Among the lines of data below, reproduce only those from the one with "Clone this chart in Apache ECharts." through the one with "const values = [37, 41];", exactly as they stand, both ends included.

[Part of a data file]

----------

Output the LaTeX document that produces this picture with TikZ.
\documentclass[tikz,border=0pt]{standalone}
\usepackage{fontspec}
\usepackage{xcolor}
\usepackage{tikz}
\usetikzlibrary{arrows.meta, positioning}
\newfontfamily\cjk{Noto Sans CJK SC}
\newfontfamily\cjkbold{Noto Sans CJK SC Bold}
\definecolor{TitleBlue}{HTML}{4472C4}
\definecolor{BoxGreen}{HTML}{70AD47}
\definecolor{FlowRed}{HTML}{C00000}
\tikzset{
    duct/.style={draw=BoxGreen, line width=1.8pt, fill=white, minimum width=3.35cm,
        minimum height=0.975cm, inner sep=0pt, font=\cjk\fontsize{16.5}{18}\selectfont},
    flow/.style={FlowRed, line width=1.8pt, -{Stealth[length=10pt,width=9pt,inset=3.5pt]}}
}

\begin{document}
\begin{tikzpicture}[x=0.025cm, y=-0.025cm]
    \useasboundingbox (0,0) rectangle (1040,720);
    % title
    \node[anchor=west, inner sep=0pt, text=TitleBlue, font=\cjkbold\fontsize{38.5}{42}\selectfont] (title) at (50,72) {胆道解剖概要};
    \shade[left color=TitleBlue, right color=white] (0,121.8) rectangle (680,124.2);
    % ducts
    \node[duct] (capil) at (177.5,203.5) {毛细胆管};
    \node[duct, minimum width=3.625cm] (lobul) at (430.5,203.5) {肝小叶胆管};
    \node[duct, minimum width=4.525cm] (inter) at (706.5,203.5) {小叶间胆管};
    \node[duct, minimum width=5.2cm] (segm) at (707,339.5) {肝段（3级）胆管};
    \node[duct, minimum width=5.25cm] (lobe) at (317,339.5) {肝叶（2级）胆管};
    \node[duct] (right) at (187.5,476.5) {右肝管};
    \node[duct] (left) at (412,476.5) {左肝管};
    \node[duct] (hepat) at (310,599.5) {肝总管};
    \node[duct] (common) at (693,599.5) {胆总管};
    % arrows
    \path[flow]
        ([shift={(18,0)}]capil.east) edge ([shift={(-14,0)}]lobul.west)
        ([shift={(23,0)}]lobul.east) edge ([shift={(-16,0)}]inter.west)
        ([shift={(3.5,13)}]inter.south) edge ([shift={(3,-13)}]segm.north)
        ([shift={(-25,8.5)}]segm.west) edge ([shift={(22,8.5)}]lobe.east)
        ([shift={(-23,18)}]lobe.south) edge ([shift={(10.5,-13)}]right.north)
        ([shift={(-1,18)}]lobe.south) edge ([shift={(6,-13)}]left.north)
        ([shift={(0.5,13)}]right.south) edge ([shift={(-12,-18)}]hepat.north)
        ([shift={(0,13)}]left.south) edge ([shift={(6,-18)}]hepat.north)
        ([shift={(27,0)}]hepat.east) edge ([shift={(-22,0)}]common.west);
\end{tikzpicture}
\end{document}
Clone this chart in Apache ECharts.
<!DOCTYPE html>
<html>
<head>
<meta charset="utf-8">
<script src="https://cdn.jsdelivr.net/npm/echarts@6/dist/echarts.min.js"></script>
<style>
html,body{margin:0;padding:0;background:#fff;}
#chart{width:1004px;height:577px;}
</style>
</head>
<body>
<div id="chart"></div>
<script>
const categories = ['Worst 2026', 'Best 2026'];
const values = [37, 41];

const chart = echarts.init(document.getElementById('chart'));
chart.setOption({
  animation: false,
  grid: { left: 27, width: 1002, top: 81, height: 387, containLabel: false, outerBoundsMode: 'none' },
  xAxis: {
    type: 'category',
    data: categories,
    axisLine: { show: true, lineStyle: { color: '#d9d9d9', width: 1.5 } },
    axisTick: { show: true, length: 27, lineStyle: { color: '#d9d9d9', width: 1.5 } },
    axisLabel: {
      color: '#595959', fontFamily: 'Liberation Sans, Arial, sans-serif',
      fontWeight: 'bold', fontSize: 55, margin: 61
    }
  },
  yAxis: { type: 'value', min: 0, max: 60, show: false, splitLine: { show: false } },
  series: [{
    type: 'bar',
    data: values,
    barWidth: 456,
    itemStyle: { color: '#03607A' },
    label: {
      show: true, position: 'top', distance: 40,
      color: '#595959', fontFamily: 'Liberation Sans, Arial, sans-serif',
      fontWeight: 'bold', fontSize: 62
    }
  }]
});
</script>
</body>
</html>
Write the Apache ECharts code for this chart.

----------

- _Written answer_
Clone this chart in Apache ECharts.
<!DOCTYPE html>
<html>
<head>
<meta charset="utf-8">
<script src="https://cdn.jsdelivr.net/npm/echarts@6/dist/echarts.min.js"></script>
<style>
html,body{margin:0;padding:0;background:#fff;}
#chart{width:1004px;height:577px;}
</style>
</head>
<body>
<div id="chart"></div>
<script>
const categories = ['Worst 2026', 'Best 2026'];
const values = [37, 41];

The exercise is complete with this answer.